Je n'aime pas les pièces montées. En fait, j'adore les petits choux, la crème est un délice et je vends mon âme pour de la bonne nougatine. Mais je n'aime pas les pièces montées car elles ne sont jamais comme les choux de ma Mamie. Les siens sont meilleurs, évidemment. Chaque fois que je mange un chou, je me dis que je vais retrouver le plaisir de la pâte, le fondant de la crème parfumée juste ce qu'il faut, le croquant de la nougatine qui décorait le bas du plat. Et chaque fois je me casse les dents et me colle les doigts sur des boules trop petites, chichement garnies et entourées de trop de caramel, rendant l'ensemble trop croquant, sucré à l’écœurement, mal équilibré. Chaque fois j'ai envie de croire que je vais retrouver le goût et avec lui le plaisir de ces dimanches d'enfance où j'avais le droit de reprendre trois fois de ce dessert que j'adorais. Mais les seuls choux qui me font cet effet, ce sont les choux de ma Mamie.
Quand je regarde un film après avoir lu et aimé le livre dont il est adapté, j'ai la même appréhension que devant une pièce montée. Je sais que je vais comparer avec ce que je connais, que je vais y chercher les mêmes saveurs, les mêmes émotions. Et j'ai sans doute tort, d'ailleurs, d'avoir ces attentes. Mais parfois, les choux de Mamie ne sont pas si loin. Parfois, soit qu'elle soit suffisamment fidèle ou agréablement différente, la pièce montée n’écœure pas.

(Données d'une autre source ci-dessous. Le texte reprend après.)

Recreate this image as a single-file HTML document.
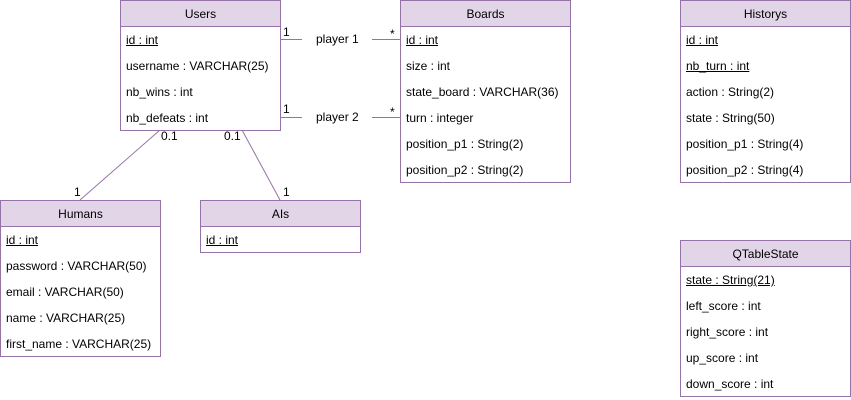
<!DOCTYPE html>
<html><head><style>
body{margin:0;width:851px;height:400px;background:#fff;position:relative;overflow:hidden;font-family:"Liberation Sans",Arial,sans-serif;font-size:12px;color:#000}
.b{position:absolute;border:1px solid #9673a6;background:#fff;box-sizing:border-box}
.h{height:26px;line-height:26px;text-align:center;background:#e1d5e7;border-bottom:1px solid #9673a6;box-sizing:border-box}
.r{height:26px;line-height:26px;padding-left:5px;white-space:nowrap}
.u{text-decoration:underline}
.t{position:absolute;font-size:12px;white-space:nowrap}
svg{position:absolute;left:0;top:0}
</style></head><body>
<svg width="851" height="400"><g stroke="#9673a6" stroke-width="1" fill="none">
<line x1="280" y1="39.5" x2="302" y2="39.5"/><line x1="372" y1="39.5" x2="400" y2="39.5"/>
<line x1="280" y1="117.5" x2="302" y2="117.5"/><line x1="372" y1="117.5" x2="400" y2="117.5"/>
<line x1="160" y1="130" x2="80" y2="200"/><line x1="242" y1="130" x2="280" y2="200"/>
</g><line x1="686.5" y1="46" x2="686.5" y2="70" stroke="#000"/></svg>
<div class="t" style="left:283px;top:25px">1</div>
<div class="t" style="left:316px;top:32px">player 1</div>
<div class="t" style="left:390px;top:27px">*</div>
<div class="t" style="left:283px;top:102px">1</div>
<div class="t" style="left:316px;top:110px">player 2</div>
<div class="t" style="left:390px;top:105px">*</div>
<div class="t" style="left:161px;top:129px">0.1</div>
<div class="t" style="left:224px;top:129px">0.1</div>
<div class="t" style="left:74px;top:185px">1</div>
<div class="t" style="left:283px;top:185px">1</div>

<div class="b" style="left:120px;top:0;width:161px;height:131px"><div class="h">Users</div>
<div class="r u">id : int</div><div class="r">username : VARCHAR(25)</div><div class="r">nb_wins : int</div><div class="r">nb_defeats : int</div></div>

<div class="b" style="left:400px;top:0;width:171px;height:183px"><div class="h">Boards</div>
<div class="r u">id : int</div><div class="r">size : int</div><div class="r">state_board : VARCHAR(36)</div><div class="r">turn : integer</div><div class="r">position_p1 : String(2)</div><div class="r">position_p2 : String(2)</div></div>

<div class="b" style="left:680px;top:0;width:171px;height:183px"><div class="h">Historys</div>
<div class="r u">id : int</div><div class="r u">nb_turn : int</div><div class="r">action : String(2)</div><div class="r">state : String(50)</div><div class="r">position_p1 : String(4)</div><div class="r">position_p2 : String(4)</div></div>

<div class="b" style="left:0;top:200px;width:161px;height:157px"><div class="h">Humans</div>
<div class="r u">id : int</div><div class="r">password : VARCHAR(50)</div><div class="r">email : VARCHAR(50)</div><div class="r">name : VARCHAR(25)</div><div class="r">first_name : VARCHAR(25)</div></div>

<div class="b" style="left:200px;top:200px;width:161px;height:53px"><div class="h">AIs</div>
<div class="r u">id : int</div></div>

<div class="b" style="left:680px;top:240px;width:171px;height:157px"><div class="h">QTableState</div>
<div class="r u">state : String(21)</div><div class="r">left_score : int</div><div class="r">right_score : int</div><div class="r">up_score : int</div><div class="r">down_score : int</div></div>
</body></html>
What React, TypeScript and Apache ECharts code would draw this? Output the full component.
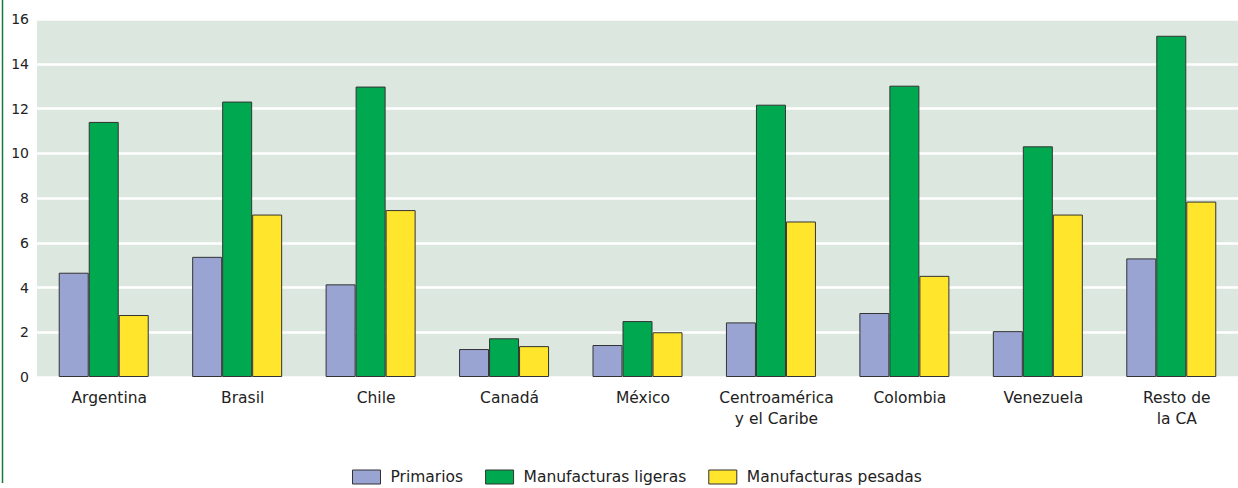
import React, { useEffect, useRef } from "react";
import * as echarts from "echarts";

const categories = [
  "Argentina",
  "Brasil",
  "Chile",
  "Canadá",
  "México",
  "Centroamérica\ny el Caribe",
  "Colombia",
  "Venezuela",
  "Resto de\nla CA",
];
const primarios = [4.66, 5.37, 4.14, 1.25, 1.43, 2.44, 2.86, 2.05, 5.3];
const ligeras = [11.4, 12.31, 12.98, 1.73, 2.5, 12.17, 13.02, 10.31, 15.25];
const pesadas = [2.77, 7.26, 7.46, 1.38, 2.0, 6.95, 4.52, 7.26, 7.84];
const seriesNames = ["Primarios", "Manufacturas ligeras", "Manufacturas pesadas"];
const colors = ["#99a4d2", "#00a94f", "#ffe52b"];

const FONT = "'DejaVu Sans', sans-serif";

export default function App() {
  const ref = useRef<HTMLDivElement>(null);
  useEffect(() => {
    if (!ref.current) return;
    const chart = echarts.init(ref.current, undefined, { renderer: "svg" });
    const data = [primarios, ligeras, pesadas];
    chart.setOption({
      animation: false,
      textStyle: { fontFamily: FONT },
      grid: {
        left: 37,
        right: 0,
        top: 19,
        bottom: 111,
        show: true,
        backgroundColor: "#dbe7df",
        borderWidth: 0,
      },
      legend: {
        top: 469,
        left: 352,
        icon: "rect",
        itemWidth: 28,
        itemHeight: 14,
        itemGap: 22,
        padding: 0,
        textStyle: {
          fontSize: 15.5,
          color: "#222",
          fontFamily: FONT,
          padding: [0, 0, 0, 5],
        },
        data: seriesNames.map((n) => ({
          name: n,
          itemStyle: { borderColor: "#333", borderWidth: 1 },
        })),
      },
      xAxis: {
        type: "category",
        data: categories,
        axisLine: { show: false },
        axisTick: { show: false },
        axisLabel: {
          fontSize: 15.5,
          color: "#222",
          lineHeight: 21,
          margin: 10,
          interval: 0,
          padding: [0, 0, 0, 11],
          fontFamily: FONT,
        },
      },
      yAxis: {
        type: "value",
        min: 0,
        max: 16,
        interval: 2,
        axisLine: { show: false },
        axisTick: { show: false },
        axisLabel: { fontSize: 14, color: "#222", margin: 8, fontFamily: FONT },
        splitLine: { lineStyle: { color: "#ffffff", width: 2.5 } },
      },
      series: seriesNames.map((name, i) => ({
        name,
        type: "bar",
        data: data[i],
        barWidth: 30,
        barGap: "0%",
        itemStyle: { color: colors[i], borderColor: "#333", borderWidth: 1 },
      })),
      graphic: [
        {
          type: "line",
          shape: { x1: 2.5, y1: 0, x2: 2.5, y2: 483 },
          style: { stroke: "#137a3d", lineWidth: 1.5 },
        },
      ],
    });
    return () => chart.dispose();
  }, []);
  return (
    <div
      ref={ref}
      style={{ position: "fixed", left: 0, top: 0, width: 1238, height: 488, background: "#fff" }}
    />
  );
}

Le scénario diffère peu de celui du livre, certaines scènes sont très fidèlement présentes. D'autres manquent, sans doute trop osées à représenter à l'époque quand elles pouvaient encore « passer » à l'écrit. Gérard Philipe joue en nuances et l'on retrouve en lui les errances du François du livre de Radiguet, cet adolescent qui veut être un homme pour plaire à une femme mais qui aura un côté enfantin tantôt boudeur, tantôt espiègle. La moue boudeuse de François lorsqu'il découvre la photographie du fiancé de Marthe et qu'il lui dit un « il est très beau » que l'ont sent d'avance peu sincère est une belle illustration de ce jeu.
La première partie du film, la rencontre et la séduction des deux personnages m'a beaucoup plu. Elle est pleine d'insouciance, les deux personnages se testent, se cherchent, se provoquent. La seconde qui, en même temps qu'elle plonge dans la passion s'enfonce dans le drame m'a un peu moins emballée, simplement parce que certaines ellipses m'ont semblé difficiles à comprendre. Si l'ont réalise finalement les allers et retours incessants dans l'attitude du personnage de François, ils sont plus dits après coup qu'illustrés et je trouve cela dommage. Pas que j'aie besoin d'être tout le temps dans le démonstratif mais quitte à souligner quelque chose, autant faire ça bien, et au cinéma, je trouve que les images font souvent mieux les choses que quelques mots lâchés un peu au hasard.
Toujours est-il que Gérard Philipe est délicieusement vanillé, que Micheline Presle est un chou tout à fait convenable. L'ensemble fusionne hors champ pour la pudeur des spectateurs de l'époque sans doute déjà choqués par les baisers et la situation, nous permettant d'admirer un feu de cheminée – au bois d'olivier, s'il vous plaît – fort chaste qui nous concocte une pièce montée digne de celles de Mamie.